Oh, what I was in for.
She comes to my house to pick me up and as a child caught with her hand in the cookie jar, confesses that she’s married. She got a little ahead of herself, blah blah blah. I was a little surprised, but it wasn’t a blow or anything; I wasn’t looking to get back into a relationship. She suggested we go dutch. I agreed; I’m always up for a burger and fries.
Dinner is awkward but pleasant. Turns out she really is a writer, and we trade a little bit about our backgrounds. I omit darker details.
We pay our two separate tabs and she asks if she can come back to my place so we can continue our discussion. Have you ever seen one of those cartoons where every warning under the sun suddenly appears and blares audibly to go running in the other direction? Good.

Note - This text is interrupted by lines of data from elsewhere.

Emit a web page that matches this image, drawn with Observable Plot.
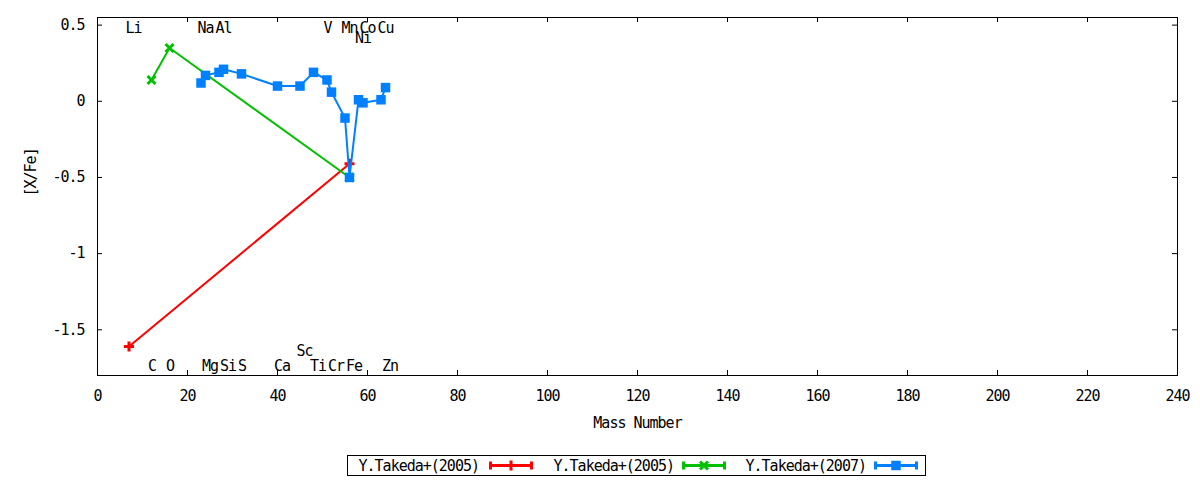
<!DOCTYPE html>
<html>
<head>
<meta charset="utf-8">
<script src="https://cdn.jsdelivr.net/npm/d3@7"></script>
<script src="https://cdn.jsdelivr.net/npm/@observablehq/plot@0.6"></script>
<style>
  html, body { margin: 0; padding: 0; background: #fff; }
  #wrap { position: relative; width: 1200px; height: 480px; font-family: "DejaVu Sans Mono", monospace; }
  #legend { position: absolute; left: 347px; top: 455px; width: 579px; height: 21px; }
</style>
</head>
<body>
<div id="wrap"><div id="chart"></div><div id="legend"></div></div>
<script>
// ---- data ----
const seriesNames = ["Y.Takeda+(2005)", "Y.Takeda+(2005)", "Y.Takeda+(2007)"];
const seriesColors = ["#ff0000", "#00c000", "#0080ff"];

const redMass = [7, 56];
const redValue = [-1.61, -0.41];

const greenMass = [12, 16, 56];
const greenValue = [0.14, 0.35, -0.5];

const blueMass = [23, 24, 27, 28, 32, 40, 45, 48, 51, 52, 55, 56, 58, 59, 63, 64];
const blueValue = [0.12, 0.17, 0.19, 0.21, 0.18, 0.10, 0.10, 0.19, 0.14, 0.06, -0.11, -0.50, 0.01, -0.01, 0.01, 0.09];

const elementNames = ["Li", "Na", "Al", "V", "Mn", "Co", "Cu", "Ni",
                      "C", "O", "Mg", "Si", "S", "Ca", "Ti", "Cr", "Fe", "Zn", "Sc"];
const elementMass  = [7, 23, 27, 51, 55, 59, 63, 58,
                      12, 16, 24, 28, 32, 40, 48, 52, 56, 64, 45];
const elementRow   = ["top", "top", "top", "top", "top", "top", "top", "top2",
                      "bottom", "bottom", "bottom", "bottom", "bottom", "bottom", "bottom", "bottom", "bottom", "bottom", "bottom2"];

const xTicks = [0, 20, 40, 60, 80, 100, 120, 140, 160, 180, 200, 220, 240];
const xTickLabels = ["0", "20", "40", "60", "80", "100", "120", "140", "160", "180", "200", "220", "240"];
const yTicks = [-1.5, -1, -0.5, 0, 0.5];
const yTickLabels = ["-1.5", "-1", "-0.5", "0", "0.5"];

// ---- build tables ----
const toRows = (ms, vs) => ms.map((m, i) => ({mass: m, value: vs[i]}));
const red = toRows(redMass, redValue);
const green = toRows(greenMass, greenValue);
const blue = toRows(blueMass, blueValue);
const rowY = {top: 0.48, top2: 0.414, bottom: -1.737, bottom2: -1.64};
const labels = elementNames.map((n, i) => ({name: n, mass: elementMass[i], y: rowY[elementRow[i]]}));

// ---- symbols ----
const plusSym = {draw(c) { c.moveTo(-5, 0); c.lineTo(5, 0); c.moveTo(0, -5); c.lineTo(0, 5); }};
const timesSym = {draw(c) { c.moveTo(-4, -4); c.lineTo(4, 4); c.moveTo(-4, 4); c.lineTo(4, -4); }};
const squareSym = {draw(c) { c.rect(-4.75, -4.75, 9.5, 9.5); }};

const W = 1200, H = 445, ML = 97, MR = 23, MT = 17, MB = 70;
const plotW = W - ML - MR, plotH = H - MT - MB, tick = 5;
const FONT = "'DejaVu Sans Mono', monospace";

const chart = Plot.plot({
  width: W, height: H,
  marginLeft: ML, marginRight: MR, marginTop: MT, marginBottom: MB,
  x: {domain: [0, 240]},
  y: {domain: [-1.8, 0.55]},
  style: {fontFamily: FONT, fontSize: "15px", background: "#fff", color: "#000", letterSpacing: "-1px"},
  marks: [
    Plot.axisX(xTicks, {tickSize: 0, tickPadding: 15, label: null, tickFormat: d => xTickLabels[xTicks.indexOf(d)]}),
    Plot.axisY(yTicks, {tickSize: 0, tickPadding: 13, label: null, tickFormat: d => yTickLabels[yTicks.indexOf(d)]}),
    Plot.ruleX(xTicks, {insetTop: plotH - tick, stroke: "#000"}),
    Plot.ruleX(xTicks, {insetBottom: plotH - tick, stroke: "#000"}),
    Plot.ruleY(yTicks, {insetRight: plotW - tick, stroke: "#000"}),
    Plot.ruleY(yTicks, {insetLeft: plotW - tick, stroke: "#000"}),
    Plot.frame({stroke: "#000"}),
    Plot.text(["[X/Fe]"], {frameAnchor: "left", dx: -66, rotate: -90, fill: "#000"}),
    Plot.text(["Mass Number"], {frameAnchor: "bottom", dy: 52, fill: "#000"}),
    Plot.text(labels, {x: "mass", y: "y", text: "name", textAnchor: "start", dx: -3.5, fill: "#000"}),
    Plot.line(red, {x: "mass", y: "value", stroke: seriesColors[0], strokeWidth: 2}),
    Plot.dot(red, {x: "mass", y: "value", symbol: plusSym, fill: "none", stroke: seriesColors[0], strokeWidth: 3}),
    Plot.line(green, {x: "mass", y: "value", stroke: seriesColors[1], strokeWidth: 2}),
    Plot.dot(green, {x: "mass", y: "value", symbol: timesSym, fill: "none", stroke: seriesColors[1], strokeWidth: 3}),
    Plot.line(blue, {x: "mass", y: "value", stroke: seriesColors[2], strokeWidth: 2}),
    Plot.dot(blue, {x: "mass", y: "value", symbol: squareSym, fill: seriesColors[2], stroke: "none"})
  ]
});
document.getElementById("chart").appendChild(chart);

// ---- legend ----
const legendSyms = [plusSym, timesSym, squareSym];
const textEnds = [132, 327, 519];
const sampleStarts = [142, 335, 527];
const sampleLen = 44;
const lg = d3.select("#legend").append("svg").attr("width", 579).attr("height", 21)
  .style("font-family", FONT).style("font-size", "15px").style("letter-spacing", "-1px");
lg.append("rect").attr("x", 0.5).attr("y", 0.5).attr("width", 578).attr("height", 20).attr("fill", "none").attr("stroke", "#000");
seriesNames.forEach((name, i) => {
  lg.append("text").attr("x", textEnds[i]).attr("y", 15.5).attr("text-anchor", "end").text(name);
  const x0 = sampleStarts[i], x1 = x0 + sampleLen, ym = 10.5, col = seriesColors[i];
  lg.append("line").attr("x1", x0).attr("x2", x1).attr("y1", ym).attr("y2", ym).attr("stroke", col).attr("stroke-width", 3);
  lg.append("line").attr("x1", x0 + 1.5).attr("x2", x0 + 1.5).attr("y1", ym - 4).attr("y2", ym + 4).attr("stroke", col).attr("stroke-width", 3);
  lg.append("line").attr("x1", x1 - 1.5).attr("x2", x1 - 1.5).attr("y1", ym - 4).attr("y2", ym + 4).attr("stroke", col).attr("stroke-width", 3);
  const p = d3.path(); legendSyms[i].draw(p);
  lg.append("path").attr("d", p.toString()).attr("transform", `translate(${(x0 + x1) / 2},${ym})`)
    .attr("fill", i === 2 ? col : "none").attr("stroke", i === 2 ? "none" : col).attr("stroke-width", 3);
});
</script>
</body>
</html>
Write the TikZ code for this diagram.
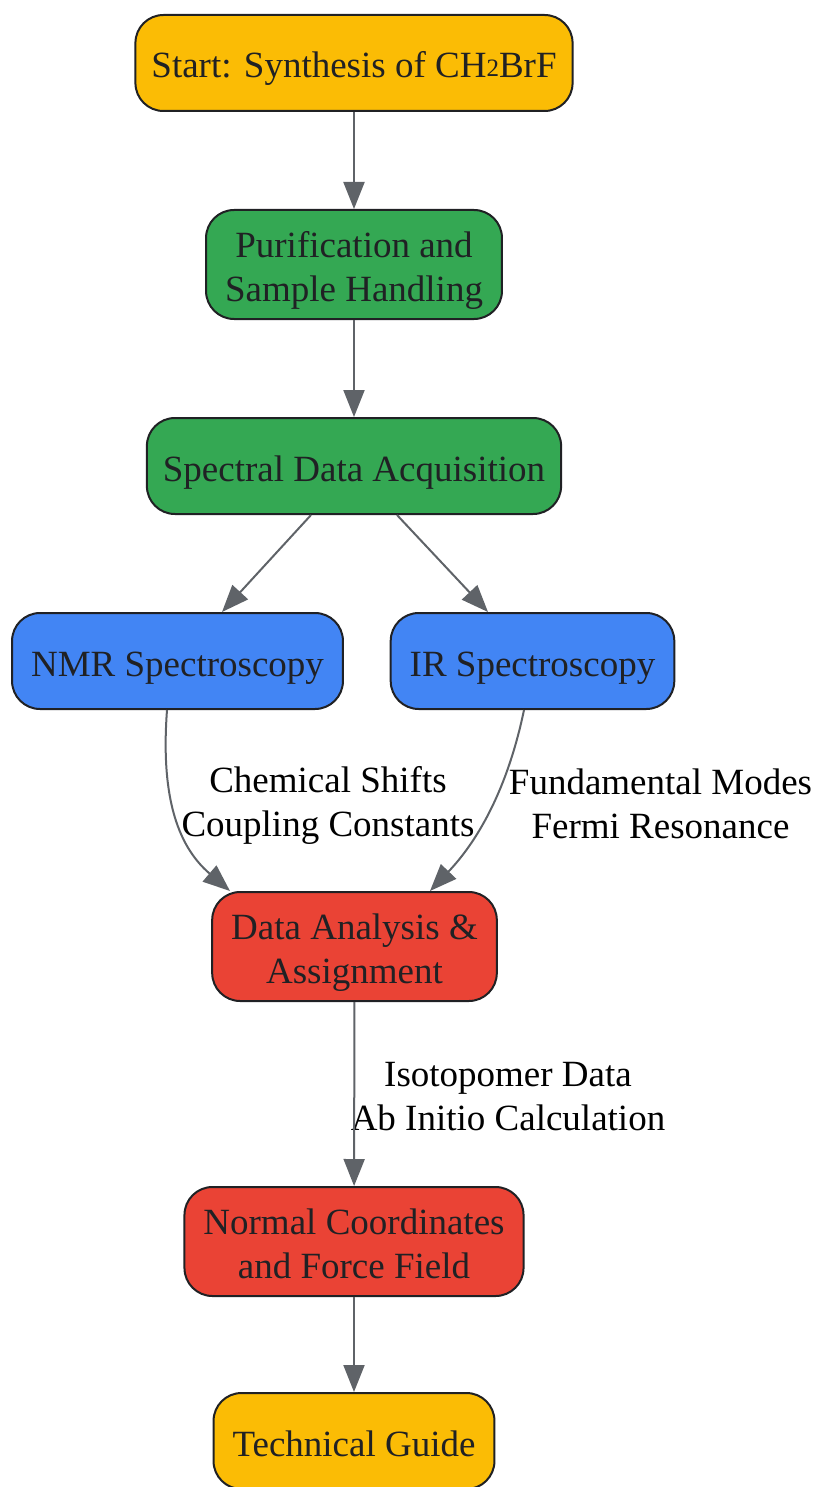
\documentclass[tikz,border=0pt]{standalone}
\usepackage{fontspec}
\setmainfont{Liberation Serif}
\usetikzlibrary{arrows.meta}

\definecolor{startyellow}{HTML}{FBBC05}
\definecolor{prepgreen}{HTML}{34A853}
\definecolor{specblue}{HTML}{4285F4}
\definecolor{anared}{HTML}{EA4335}
\definecolor{edgegray}{HTML}{5F6368}
\definecolor{boxline}{HTML}{202124}

\newcommand{\subtwo}{\raisebox{1pt}{\fontsize{25}{25}\selectfont 2}}

\tikzset{
  box/.style={draw=boxline, line width=2pt, rounded corners=28pt, text=boxline,
    align=center, inner xsep=19pt, inner ysep=8.5pt, minimum height=96pt,
    text height=39pt, text depth=9pt,
    font=\fontsize{37}{44}\selectfont},
  twoline/.style={text height=83pt},
  flow/.style={draw=edgegray, line width=2pt, -{Triangle[length=27pt,width=21pt]}},
  elabel/.style={align=center, text=black, font=\fontsize{37}{44}\selectfont}
}

\begin{document}
\begin{tikzpicture}[x=1pt, y=-1pt]

  % Bounding box of the scheme
  \useasboundingbox (0,0) rectangle (817,1487);

  %%%%%%%%%%%%%%%%%%%%%%%%%%%%%%%%% Boxes %%%%%%%%%%%%%%%%%%%%%%%%%%%%%%%%%%%%
  \node[box, fill=startyellow, inner xsep=16pt] (Start) at (354,63) {Start: Synthesis of CH\subtwo BrF};
  \node[box, twoline, fill=prepgreen] (Purif) at (354,264.5) {Purification and\\Sample Handling};
  \node[box, fill=prepgreen, inner xsep=16pt] (Acq) at (354,466) {Spectral Data Acquisition};
  \node[box, fill=specblue] (NMR) at (177.5,661) {NMR Spectroscopy};
  \node[box, fill=specblue] (IR) at (532.5,661) {IR Spectroscopy};
  \node[box, twoline, fill=anared] (Anal) at (354.5,946.5) {Data Analysis \&\\Assignment};
  \node[box, twoline, fill=anared] (Norm) at (354,1241.5) {Normal Coordinates\\and Force Field};
  \node[box, fill=startyellow] (Guide) at (354,1441) {Technical Guide};

  %%%%%%%%%%%%%%%%%%%%%%%%%%%%%%%%% Labels %%%%%%%%%%%%%%%%%%%%%%%%%%%%%%%%%%%
  \node[elabel] (LabNMR) at (328,805) {Chemical Shifts\\Coupling Constants};
  \node[elabel] (LabIR) at (660.5,804) {Fundamental Modes\\Fermi Resonance};
  \node[elabel] (LabNorm) at (508,1097) {Isotopomer Data\\Ab Initio Calculation};

  %%%%%%%%%%%%%%%%%%%%%%%%%%%%%%%%% Arrows %%%%%%%%%%%%%%%%%%%%%%%%%%%%%%%%%%%
  \draw[flow] (Start) -- (Purif);
  \draw[flow] (Purif) -- (Acq);
  \draw[flow] ([xshift=-43pt]Acq.south) -- ([xshift=44.5pt]NMR.north);
  \draw[flow] ([xshift=43pt]Acq.south) -- ([xshift=-44.5pt]IR.north);
  \draw[flow] ([xshift=-10.5pt]NMR.south) .. controls +(-6,81) and +(-55,-47) .. ([xshift=-124.5pt]Anal.north);
  \draw[flow] ([xshift=-8.5pt]IR.south) .. controls +(-19,91) and +(40,-42) .. ([xshift=75.5pt]Anal.north);
  \draw[flow] (Anal) -- (Norm);
  \draw[flow] (Norm) -- (Guide);

\end{tikzpicture}
\end{document}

I have a code, I keep telling myself. I’m not going to be intimate with a married woman. Period.
I keep telling that to myself when I allow her to enter my apartment. She surveys the walls, her eyes coming to rest on my Marvel posterĀ (you know, the one that features all fo the heroes and villains, the most recognizable ones prominent at the center?). She turns to me, in all seriousness, and says; “You know, you’re going to have to get rid of that when we move in together.”
They have not yet invented the words in the English language for me to articulate what went through my head. What I said was; “Excuse me?”
She repeated her statement, just as plainly as before. I promptly called it a night. She became the first person I ever threw out of my apartment.
She tried to contact me a few times beyond that (mysteriously, I never seemed to be near the phone) and after about a week, she got the idea.
It’s a story that always gets people to raise their eyebrows, and I felt like sharing.